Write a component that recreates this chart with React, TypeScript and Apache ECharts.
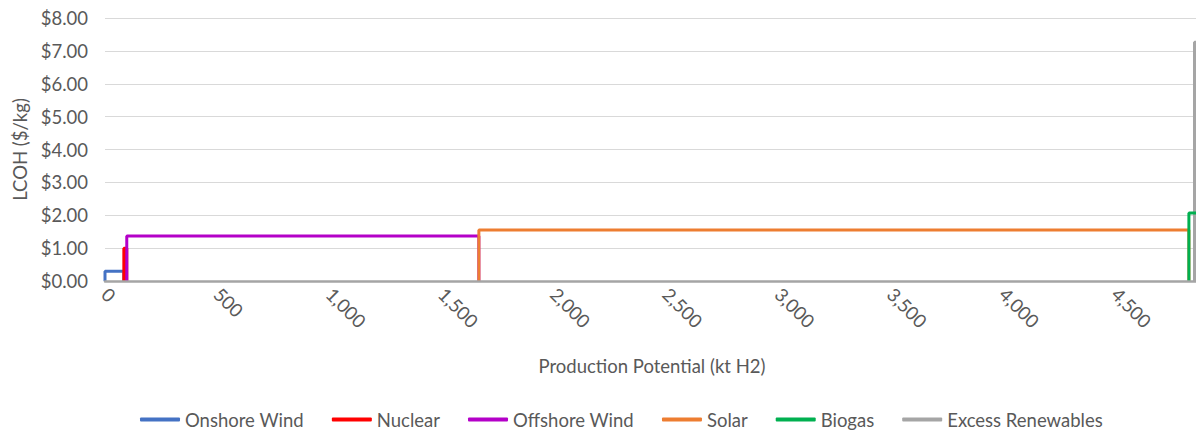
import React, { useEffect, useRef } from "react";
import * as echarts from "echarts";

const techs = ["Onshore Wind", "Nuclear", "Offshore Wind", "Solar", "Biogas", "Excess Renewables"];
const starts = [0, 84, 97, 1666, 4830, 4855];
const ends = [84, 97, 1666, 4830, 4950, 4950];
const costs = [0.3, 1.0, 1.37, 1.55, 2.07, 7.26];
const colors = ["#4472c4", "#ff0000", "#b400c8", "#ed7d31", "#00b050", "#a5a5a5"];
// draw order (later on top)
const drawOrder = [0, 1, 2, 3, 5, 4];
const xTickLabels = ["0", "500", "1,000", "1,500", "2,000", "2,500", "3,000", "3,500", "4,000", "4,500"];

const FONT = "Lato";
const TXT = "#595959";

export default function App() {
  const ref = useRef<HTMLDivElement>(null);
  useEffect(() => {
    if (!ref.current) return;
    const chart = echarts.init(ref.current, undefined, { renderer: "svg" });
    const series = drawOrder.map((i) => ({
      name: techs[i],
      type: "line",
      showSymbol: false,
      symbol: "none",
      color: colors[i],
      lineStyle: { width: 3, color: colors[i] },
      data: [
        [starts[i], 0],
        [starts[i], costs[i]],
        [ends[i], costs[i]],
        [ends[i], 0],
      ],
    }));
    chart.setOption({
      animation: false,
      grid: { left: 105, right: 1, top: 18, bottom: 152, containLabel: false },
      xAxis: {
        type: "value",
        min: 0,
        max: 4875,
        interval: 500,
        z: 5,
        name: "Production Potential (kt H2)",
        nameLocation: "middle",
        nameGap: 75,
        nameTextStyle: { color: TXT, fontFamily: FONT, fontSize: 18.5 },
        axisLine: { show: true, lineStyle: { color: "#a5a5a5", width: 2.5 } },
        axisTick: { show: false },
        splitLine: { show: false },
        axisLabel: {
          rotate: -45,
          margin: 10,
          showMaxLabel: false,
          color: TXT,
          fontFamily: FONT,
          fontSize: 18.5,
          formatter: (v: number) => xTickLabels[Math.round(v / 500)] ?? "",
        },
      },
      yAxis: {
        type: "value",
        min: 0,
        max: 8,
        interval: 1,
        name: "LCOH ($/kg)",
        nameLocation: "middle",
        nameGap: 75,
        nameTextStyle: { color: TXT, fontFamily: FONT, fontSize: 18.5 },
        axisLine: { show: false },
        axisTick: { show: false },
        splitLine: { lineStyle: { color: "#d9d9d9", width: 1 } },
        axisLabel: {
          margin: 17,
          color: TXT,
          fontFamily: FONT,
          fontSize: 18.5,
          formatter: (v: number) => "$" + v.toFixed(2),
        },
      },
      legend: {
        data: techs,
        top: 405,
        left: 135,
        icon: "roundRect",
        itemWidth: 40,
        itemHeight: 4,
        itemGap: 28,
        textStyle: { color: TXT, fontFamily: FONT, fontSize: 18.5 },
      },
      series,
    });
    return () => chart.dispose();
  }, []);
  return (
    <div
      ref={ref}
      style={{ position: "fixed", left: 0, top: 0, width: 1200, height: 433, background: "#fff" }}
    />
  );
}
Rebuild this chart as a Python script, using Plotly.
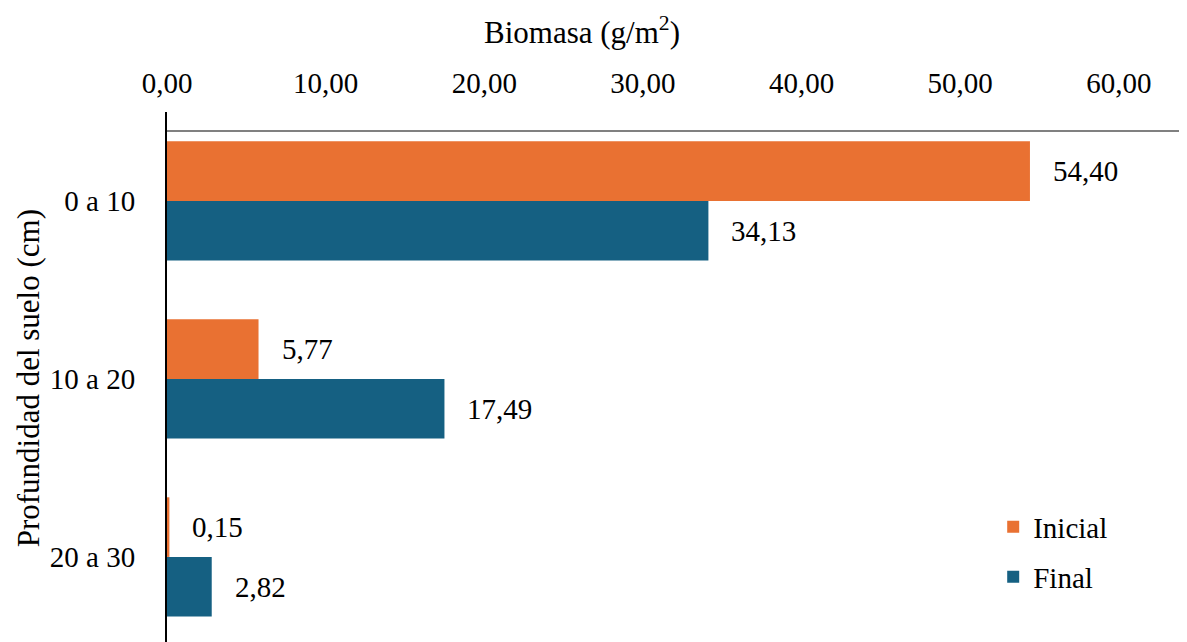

**Written exercise:** Leave the pictures out and write out every entry exactly as given.

**Reply:**
Write a component that recreates this chart with React, TypeScript and Apache ECharts.
import React, { useEffect, useRef } from "react";
import * as echarts from "echarts";

const techs = ["Onshore Wind", "Nuclear", "Offshore Wind", "Solar", "Biogas", "Excess Renewables"];
const starts = [0, 84, 97, 1666, 4830, 4855];
const ends = [84, 97, 1666, 4830, 4950, 4950];
const costs = [0.3, 1.0, 1.37, 1.55, 2.07, 7.26];
const colors = ["#4472c4", "#ff0000", "#b400c8", "#ed7d31", "#00b050", "#a5a5a5"];
// draw order (later on top)
const drawOrder = [0, 1, 2, 3, 5, 4];
const xTickLabels = ["0", "500", "1,000", "1,500", "2,000", "2,500", "3,000", "3,500", "4,000", "4,500"];

const FONT = "Lato";
const TXT = "#595959";

export default function App() {
  const ref = useRef<HTMLDivElement>(null);
  useEffect(() => {
    if (!ref.current) return;
    const chart = echarts.init(ref.current, undefined, { renderer: "svg" });
    const series = drawOrder.map((i) => ({
      name: techs[i],
      type: "line",
      showSymbol: false,
      symbol: "none",
      color: colors[i],
      lineStyle: { width: 3, color: colors[i] },
      data: [
        [starts[i], 0],
        [starts[i], costs[i]],
        [ends[i], costs[i]],
        [ends[i], 0],
      ],
    }));
    chart.setOption({
      animation: false,
      grid: { left: 105, right: 1, top: 18, bottom: 152, containLabel: false },
      xAxis: {
        type: "value",
        min: 0,
        max: 4875,
        interval: 500,
        z: 5,
        name: "Production Potential (kt H2)",
        nameLocation: "middle",
        nameGap: 75,
        nameTextStyle: { color: TXT, fontFamily: FONT, fontSize: 18.5 },
        axisLine: { show: true, lineStyle: { color: "#a5a5a5", width: 2.5 } },
        axisTick: { show: false },
        splitLine: { show: false },
        axisLabel: {
          rotate: -45,
          margin: 10,
          showMaxLabel: false,
          color: TXT,
          fontFamily: FONT,
          fontSize: 18.5,
          formatter: (v: number) => xTickLabels[Math.round(v / 500)] ?? "",
        },
      },
      yAxis: {
        type: "value",
        min: 0,
        max: 8,
        interval: 1,
        name: "LCOH ($/kg)",
        nameLocation: "middle",
        nameGap: 75,
        nameTextStyle: { color: TXT, fontFamily: FONT, fontSize: 18.5 },
        axisLine: { show: false },
        axisTick: { show: false },
        splitLine: { lineStyle: { color: "#d9d9d9", width: 1 } },
        axisLabel: {
          margin: 17,
          color: TXT,
          fontFamily: FONT,
          fontSize: 18.5,
          formatter: (v: number) => "$" + v.toFixed(2),
        },
      },
      legend: {
        data: techs,
        top: 405,
        left: 135,
        icon: "roundRect",
        itemWidth: 40,
        itemHeight: 4,
        itemGap: 28,
        textStyle: { color: TXT, fontFamily: FONT, fontSize: 18.5 },
      },
      series,
    });
    return () => chart.dispose();
  }, []);
  return (
    <div
      ref={ref}
      style={{ position: "fixed", left: 0, top: 0, width: 1200, height: 433, background: "#fff" }}
    />
  );
}
Rebuild this chart as a Python script, using Plotly.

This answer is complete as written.